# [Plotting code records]
================

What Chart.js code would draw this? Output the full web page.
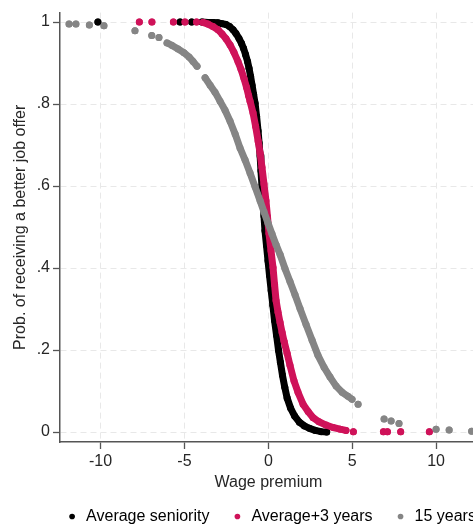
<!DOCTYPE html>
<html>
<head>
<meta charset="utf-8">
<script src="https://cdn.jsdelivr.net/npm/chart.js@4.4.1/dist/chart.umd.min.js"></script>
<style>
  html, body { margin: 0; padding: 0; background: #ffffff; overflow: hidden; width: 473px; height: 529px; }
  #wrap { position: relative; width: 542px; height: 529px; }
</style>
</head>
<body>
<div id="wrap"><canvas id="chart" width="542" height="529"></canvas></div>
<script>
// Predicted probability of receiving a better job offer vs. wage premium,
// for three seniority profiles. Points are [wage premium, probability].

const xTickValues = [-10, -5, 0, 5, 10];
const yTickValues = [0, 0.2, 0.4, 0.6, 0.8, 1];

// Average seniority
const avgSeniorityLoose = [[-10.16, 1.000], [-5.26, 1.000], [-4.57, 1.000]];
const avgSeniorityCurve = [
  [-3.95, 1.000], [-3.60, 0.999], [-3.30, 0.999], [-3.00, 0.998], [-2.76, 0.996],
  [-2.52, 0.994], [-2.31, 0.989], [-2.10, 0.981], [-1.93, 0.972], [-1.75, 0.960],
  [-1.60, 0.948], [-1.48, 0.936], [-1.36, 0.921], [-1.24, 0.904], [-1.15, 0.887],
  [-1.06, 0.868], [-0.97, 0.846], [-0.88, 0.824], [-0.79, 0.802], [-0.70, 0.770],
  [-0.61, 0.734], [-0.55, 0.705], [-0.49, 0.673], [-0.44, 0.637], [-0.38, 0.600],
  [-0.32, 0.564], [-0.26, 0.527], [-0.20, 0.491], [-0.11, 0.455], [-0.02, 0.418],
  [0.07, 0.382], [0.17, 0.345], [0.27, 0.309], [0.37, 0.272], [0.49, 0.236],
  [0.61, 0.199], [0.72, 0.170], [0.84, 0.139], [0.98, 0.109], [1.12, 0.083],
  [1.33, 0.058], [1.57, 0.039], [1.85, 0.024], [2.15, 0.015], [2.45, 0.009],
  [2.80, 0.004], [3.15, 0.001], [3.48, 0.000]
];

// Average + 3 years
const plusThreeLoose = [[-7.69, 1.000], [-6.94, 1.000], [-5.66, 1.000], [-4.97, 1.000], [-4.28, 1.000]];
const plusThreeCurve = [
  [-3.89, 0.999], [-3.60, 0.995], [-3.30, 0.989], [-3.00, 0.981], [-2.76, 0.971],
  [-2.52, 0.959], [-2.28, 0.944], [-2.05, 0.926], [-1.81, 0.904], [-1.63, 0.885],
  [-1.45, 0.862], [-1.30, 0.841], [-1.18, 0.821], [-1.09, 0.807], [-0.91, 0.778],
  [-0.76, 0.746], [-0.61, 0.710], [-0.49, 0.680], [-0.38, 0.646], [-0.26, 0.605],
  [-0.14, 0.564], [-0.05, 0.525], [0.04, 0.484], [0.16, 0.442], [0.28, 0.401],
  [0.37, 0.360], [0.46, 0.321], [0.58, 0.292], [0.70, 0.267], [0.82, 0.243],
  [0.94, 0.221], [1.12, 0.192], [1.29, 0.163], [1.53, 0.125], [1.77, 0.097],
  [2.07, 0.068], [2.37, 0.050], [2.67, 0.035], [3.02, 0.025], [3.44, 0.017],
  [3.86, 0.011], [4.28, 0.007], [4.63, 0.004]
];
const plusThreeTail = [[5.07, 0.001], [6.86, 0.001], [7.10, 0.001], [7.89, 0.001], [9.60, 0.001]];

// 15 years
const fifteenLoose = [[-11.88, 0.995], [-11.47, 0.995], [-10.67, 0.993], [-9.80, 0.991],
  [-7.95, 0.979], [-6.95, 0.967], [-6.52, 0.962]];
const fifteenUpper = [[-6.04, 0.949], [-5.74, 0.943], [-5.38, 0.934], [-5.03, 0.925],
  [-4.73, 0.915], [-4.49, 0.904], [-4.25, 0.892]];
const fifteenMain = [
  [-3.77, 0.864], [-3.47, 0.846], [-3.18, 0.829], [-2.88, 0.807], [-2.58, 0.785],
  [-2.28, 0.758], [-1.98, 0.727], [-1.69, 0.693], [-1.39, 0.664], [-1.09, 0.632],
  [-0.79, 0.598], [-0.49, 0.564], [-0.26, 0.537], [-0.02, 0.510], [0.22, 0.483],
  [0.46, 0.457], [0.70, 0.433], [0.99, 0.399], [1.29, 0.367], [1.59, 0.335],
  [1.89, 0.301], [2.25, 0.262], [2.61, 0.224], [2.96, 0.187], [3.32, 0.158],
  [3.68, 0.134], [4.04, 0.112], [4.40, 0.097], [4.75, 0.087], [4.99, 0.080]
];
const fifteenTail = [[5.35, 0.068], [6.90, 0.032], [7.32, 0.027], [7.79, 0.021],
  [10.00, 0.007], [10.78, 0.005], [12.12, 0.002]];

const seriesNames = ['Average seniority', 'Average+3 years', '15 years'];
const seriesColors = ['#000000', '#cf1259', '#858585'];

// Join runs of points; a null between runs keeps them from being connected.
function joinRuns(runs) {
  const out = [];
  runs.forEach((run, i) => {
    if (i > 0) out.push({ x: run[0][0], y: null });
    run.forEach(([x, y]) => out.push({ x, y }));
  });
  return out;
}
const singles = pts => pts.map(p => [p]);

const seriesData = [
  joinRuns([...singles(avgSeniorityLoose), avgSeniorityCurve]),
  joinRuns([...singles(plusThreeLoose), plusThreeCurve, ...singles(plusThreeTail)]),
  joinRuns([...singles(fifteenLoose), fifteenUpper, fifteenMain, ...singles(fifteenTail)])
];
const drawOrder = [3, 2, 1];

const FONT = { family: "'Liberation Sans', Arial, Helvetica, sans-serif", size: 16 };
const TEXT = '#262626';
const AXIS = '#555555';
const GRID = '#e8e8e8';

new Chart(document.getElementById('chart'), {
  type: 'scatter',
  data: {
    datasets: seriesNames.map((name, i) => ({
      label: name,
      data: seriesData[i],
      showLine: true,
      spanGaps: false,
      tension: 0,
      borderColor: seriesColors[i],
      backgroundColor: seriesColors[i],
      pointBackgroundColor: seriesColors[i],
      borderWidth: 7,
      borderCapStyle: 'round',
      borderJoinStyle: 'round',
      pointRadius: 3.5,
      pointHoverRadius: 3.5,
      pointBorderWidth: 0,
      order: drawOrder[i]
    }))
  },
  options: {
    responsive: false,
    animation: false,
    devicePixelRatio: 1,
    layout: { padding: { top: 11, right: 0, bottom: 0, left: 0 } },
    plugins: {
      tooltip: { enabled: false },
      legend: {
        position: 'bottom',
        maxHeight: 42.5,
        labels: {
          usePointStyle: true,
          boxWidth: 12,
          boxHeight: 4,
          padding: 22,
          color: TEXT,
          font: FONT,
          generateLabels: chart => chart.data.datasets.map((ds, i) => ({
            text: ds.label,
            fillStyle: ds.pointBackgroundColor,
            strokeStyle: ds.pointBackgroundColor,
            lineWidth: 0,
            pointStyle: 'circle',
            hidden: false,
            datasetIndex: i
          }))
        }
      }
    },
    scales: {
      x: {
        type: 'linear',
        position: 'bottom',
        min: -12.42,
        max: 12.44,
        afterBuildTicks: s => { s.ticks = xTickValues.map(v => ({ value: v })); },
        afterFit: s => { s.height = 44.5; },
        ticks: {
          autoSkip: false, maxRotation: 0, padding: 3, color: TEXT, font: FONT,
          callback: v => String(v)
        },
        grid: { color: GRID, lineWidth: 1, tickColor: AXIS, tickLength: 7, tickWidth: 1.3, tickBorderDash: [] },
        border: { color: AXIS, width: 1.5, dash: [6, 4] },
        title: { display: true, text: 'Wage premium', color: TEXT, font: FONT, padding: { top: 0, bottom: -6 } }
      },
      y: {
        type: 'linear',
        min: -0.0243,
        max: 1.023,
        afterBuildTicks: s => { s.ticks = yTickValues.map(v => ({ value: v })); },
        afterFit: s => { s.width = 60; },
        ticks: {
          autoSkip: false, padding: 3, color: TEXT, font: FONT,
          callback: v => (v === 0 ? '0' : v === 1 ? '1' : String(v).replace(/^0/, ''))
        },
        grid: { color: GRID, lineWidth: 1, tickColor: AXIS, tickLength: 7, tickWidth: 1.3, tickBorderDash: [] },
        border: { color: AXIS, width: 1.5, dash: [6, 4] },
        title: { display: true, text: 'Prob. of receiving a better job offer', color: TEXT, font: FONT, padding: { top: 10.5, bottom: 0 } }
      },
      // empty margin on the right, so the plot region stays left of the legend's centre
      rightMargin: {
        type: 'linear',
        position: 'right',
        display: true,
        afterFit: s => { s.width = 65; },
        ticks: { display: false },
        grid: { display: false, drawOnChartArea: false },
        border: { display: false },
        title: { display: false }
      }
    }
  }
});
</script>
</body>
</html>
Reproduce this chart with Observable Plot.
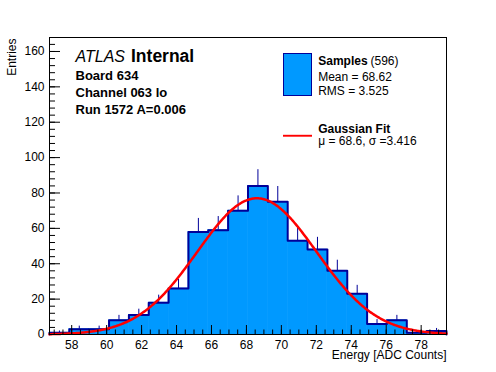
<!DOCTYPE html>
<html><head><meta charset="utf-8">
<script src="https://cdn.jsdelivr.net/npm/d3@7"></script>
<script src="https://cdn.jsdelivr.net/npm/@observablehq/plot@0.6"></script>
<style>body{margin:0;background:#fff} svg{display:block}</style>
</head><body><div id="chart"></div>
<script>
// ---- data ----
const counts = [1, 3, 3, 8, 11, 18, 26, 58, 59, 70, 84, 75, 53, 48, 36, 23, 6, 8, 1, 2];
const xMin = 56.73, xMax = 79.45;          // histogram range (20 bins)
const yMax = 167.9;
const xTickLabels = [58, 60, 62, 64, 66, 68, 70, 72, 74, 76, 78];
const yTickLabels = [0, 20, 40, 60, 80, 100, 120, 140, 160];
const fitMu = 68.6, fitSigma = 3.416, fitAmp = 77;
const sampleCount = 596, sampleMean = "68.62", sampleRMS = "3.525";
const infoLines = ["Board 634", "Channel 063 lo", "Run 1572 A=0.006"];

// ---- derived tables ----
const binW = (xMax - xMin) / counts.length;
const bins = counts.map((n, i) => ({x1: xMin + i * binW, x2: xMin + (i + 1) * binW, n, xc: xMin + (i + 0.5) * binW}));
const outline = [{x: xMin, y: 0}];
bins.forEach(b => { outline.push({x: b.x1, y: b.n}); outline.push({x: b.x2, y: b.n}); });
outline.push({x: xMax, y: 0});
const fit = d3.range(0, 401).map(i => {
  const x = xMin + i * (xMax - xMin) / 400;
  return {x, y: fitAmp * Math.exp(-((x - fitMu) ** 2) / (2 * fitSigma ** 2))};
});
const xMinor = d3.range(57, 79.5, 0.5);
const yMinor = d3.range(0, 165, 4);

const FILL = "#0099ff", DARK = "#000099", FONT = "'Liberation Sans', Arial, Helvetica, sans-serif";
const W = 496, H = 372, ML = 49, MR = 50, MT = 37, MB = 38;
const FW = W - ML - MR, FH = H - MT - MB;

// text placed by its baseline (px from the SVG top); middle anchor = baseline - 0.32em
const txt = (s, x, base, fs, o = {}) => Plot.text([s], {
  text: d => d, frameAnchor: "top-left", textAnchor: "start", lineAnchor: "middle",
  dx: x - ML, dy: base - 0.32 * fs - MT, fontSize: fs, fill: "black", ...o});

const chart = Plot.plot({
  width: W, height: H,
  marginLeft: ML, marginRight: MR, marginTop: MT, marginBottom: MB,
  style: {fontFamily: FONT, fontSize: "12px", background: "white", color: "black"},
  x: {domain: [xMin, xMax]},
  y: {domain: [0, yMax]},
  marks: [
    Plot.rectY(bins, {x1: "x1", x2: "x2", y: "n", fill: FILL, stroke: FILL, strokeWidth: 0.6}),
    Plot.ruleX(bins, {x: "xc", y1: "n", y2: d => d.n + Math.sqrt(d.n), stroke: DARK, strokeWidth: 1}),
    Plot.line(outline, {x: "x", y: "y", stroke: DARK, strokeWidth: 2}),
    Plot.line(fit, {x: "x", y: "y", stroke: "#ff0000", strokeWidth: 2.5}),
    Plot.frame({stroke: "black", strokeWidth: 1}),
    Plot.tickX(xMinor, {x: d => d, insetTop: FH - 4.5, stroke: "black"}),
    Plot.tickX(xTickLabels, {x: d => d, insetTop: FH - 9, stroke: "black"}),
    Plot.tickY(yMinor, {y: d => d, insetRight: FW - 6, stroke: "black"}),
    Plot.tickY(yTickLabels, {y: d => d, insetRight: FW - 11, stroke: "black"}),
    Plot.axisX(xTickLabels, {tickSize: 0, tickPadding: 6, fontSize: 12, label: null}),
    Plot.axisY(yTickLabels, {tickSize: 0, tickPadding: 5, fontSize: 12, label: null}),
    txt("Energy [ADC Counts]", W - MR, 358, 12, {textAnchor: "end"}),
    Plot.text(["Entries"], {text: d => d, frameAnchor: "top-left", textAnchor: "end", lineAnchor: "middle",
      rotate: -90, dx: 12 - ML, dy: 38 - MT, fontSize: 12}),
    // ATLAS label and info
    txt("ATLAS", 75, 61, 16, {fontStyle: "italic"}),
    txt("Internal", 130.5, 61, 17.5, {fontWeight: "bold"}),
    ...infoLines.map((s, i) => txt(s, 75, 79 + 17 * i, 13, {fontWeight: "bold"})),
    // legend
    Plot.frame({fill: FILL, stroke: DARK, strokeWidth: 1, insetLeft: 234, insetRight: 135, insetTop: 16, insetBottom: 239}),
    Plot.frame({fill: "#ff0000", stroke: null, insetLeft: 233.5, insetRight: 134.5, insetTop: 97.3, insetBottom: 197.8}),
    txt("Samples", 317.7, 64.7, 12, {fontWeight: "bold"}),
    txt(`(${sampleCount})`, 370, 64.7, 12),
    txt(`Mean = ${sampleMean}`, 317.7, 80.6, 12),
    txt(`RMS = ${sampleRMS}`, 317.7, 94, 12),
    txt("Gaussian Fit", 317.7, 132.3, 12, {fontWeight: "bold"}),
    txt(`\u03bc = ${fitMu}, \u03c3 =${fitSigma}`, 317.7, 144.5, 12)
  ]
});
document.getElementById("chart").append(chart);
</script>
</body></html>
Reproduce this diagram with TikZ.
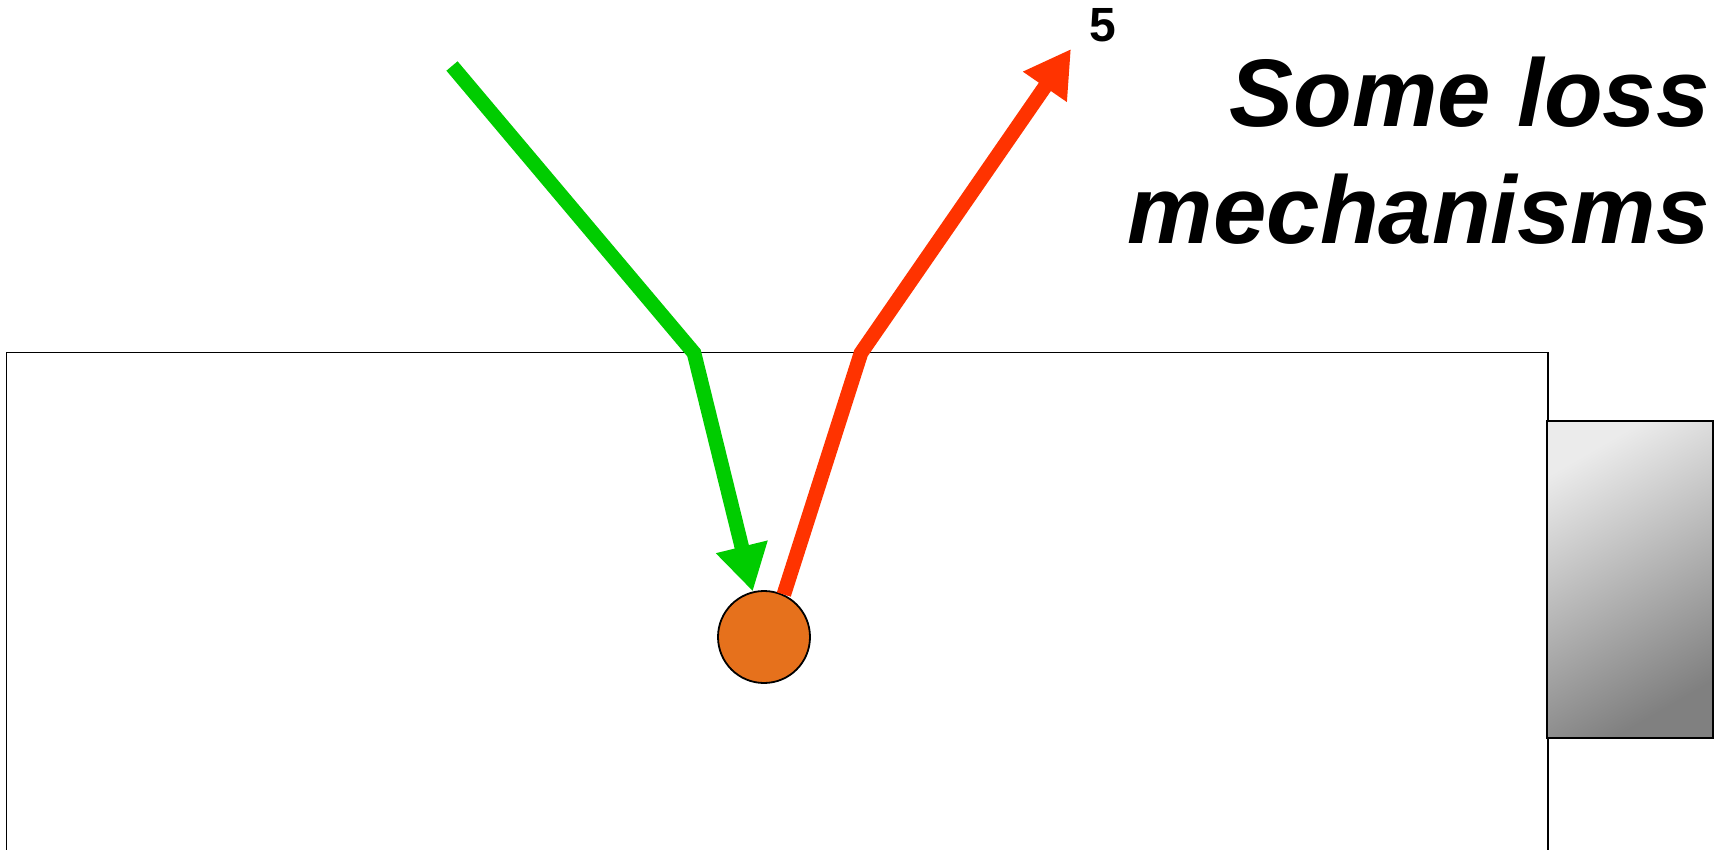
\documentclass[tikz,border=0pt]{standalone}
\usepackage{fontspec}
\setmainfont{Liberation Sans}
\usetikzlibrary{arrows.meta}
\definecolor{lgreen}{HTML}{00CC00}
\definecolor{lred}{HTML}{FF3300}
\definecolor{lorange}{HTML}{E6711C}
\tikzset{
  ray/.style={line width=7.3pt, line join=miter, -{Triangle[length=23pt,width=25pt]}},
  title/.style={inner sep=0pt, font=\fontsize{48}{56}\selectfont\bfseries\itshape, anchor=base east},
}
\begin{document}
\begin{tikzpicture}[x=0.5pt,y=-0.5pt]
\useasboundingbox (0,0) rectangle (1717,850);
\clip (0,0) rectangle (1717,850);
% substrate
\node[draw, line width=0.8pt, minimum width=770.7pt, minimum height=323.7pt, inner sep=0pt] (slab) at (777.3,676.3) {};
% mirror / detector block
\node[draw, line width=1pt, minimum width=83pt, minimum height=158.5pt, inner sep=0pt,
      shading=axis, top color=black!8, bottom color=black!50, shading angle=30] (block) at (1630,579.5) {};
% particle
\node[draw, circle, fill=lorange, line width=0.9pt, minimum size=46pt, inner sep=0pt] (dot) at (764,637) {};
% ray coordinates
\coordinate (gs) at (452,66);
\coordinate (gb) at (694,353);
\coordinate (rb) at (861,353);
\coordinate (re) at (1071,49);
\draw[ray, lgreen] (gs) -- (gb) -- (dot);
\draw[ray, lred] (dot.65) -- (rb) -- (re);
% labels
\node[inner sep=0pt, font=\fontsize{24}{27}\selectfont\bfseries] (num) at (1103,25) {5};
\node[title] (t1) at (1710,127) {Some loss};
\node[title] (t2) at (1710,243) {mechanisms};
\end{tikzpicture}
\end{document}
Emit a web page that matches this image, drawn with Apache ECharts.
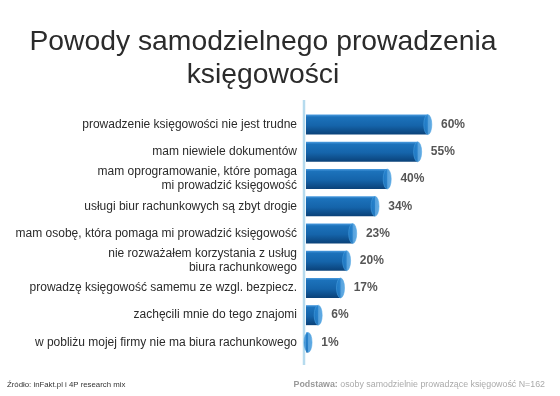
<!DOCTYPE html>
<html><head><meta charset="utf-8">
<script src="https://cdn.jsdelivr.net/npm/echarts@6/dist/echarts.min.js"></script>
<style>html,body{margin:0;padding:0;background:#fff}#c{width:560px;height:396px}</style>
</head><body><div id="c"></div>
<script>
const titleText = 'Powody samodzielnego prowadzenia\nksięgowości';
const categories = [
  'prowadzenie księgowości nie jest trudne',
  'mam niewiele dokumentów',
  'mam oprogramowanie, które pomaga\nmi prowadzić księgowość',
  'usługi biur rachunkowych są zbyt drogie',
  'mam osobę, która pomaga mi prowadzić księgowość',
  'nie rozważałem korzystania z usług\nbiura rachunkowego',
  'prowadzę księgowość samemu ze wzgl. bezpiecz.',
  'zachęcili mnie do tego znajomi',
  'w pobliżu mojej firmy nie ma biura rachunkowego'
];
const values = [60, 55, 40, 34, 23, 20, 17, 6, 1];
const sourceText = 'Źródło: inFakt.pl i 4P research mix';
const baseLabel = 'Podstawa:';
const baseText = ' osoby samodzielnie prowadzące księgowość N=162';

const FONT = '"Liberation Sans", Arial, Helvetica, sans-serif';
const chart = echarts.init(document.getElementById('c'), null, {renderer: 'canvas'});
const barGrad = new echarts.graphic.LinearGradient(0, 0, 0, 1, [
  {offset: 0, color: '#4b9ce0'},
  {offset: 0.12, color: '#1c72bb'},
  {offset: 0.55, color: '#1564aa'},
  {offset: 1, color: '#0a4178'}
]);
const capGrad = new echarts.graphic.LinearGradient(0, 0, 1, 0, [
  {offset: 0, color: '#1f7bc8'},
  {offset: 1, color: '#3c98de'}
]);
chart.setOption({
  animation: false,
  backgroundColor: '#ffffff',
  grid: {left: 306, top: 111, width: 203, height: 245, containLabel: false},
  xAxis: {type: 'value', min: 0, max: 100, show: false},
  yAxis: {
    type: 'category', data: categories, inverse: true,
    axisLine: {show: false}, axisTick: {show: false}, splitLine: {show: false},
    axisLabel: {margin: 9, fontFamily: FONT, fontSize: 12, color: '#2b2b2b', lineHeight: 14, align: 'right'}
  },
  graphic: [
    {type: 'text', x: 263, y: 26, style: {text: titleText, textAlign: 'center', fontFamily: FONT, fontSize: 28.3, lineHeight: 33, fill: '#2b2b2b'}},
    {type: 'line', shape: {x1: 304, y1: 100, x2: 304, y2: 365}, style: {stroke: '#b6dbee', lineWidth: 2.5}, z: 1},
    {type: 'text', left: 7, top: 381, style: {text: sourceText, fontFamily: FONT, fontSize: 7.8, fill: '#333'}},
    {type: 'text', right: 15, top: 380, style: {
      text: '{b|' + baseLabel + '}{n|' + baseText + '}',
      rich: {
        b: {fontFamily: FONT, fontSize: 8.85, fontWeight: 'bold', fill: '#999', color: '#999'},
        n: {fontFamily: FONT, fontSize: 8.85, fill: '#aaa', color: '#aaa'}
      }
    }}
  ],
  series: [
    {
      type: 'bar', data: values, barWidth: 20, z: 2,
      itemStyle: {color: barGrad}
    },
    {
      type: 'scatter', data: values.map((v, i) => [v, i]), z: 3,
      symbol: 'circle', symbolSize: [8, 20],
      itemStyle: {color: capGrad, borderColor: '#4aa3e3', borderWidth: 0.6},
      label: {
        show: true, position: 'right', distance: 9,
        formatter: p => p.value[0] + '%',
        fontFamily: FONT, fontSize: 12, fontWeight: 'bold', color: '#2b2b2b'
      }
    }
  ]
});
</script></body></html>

================

# [Aim of the task]
Start at the first line of the records and write out everything up to and including the line containing "const yTickValues = [0, 0.2, 0.4, 0.6, 0.8, 1];". No pictures.

# [The output]
What Chart.js code would draw this? Output the full web page.
<!DOCTYPE html>
<html>
<head>
<meta charset="utf-8">
<script src="https://cdn.jsdelivr.net/npm/chart.js@4.4.1/dist/chart.umd.min.js"></script>
<style>
  html, body { margin: 0; padding: 0; background: #ffffff; overflow: hidden; width: 473px; height: 529px; }
  #wrap { position: relative; width: 542px; height: 529px; }
</style>
</head>
<body>
<div id="wrap"><canvas id="chart" width="542" height="529"></canvas></div>
<script>
// Predicted probability of receiving a better job offer vs. wage premium,
// for three seniority profiles. Points are [wage premium, probability].

const xTickValues = [-10, -5, 0, 5, 10];
const yTickValues = [0, 0.2, 0.4, 0.6, 0.8, 1];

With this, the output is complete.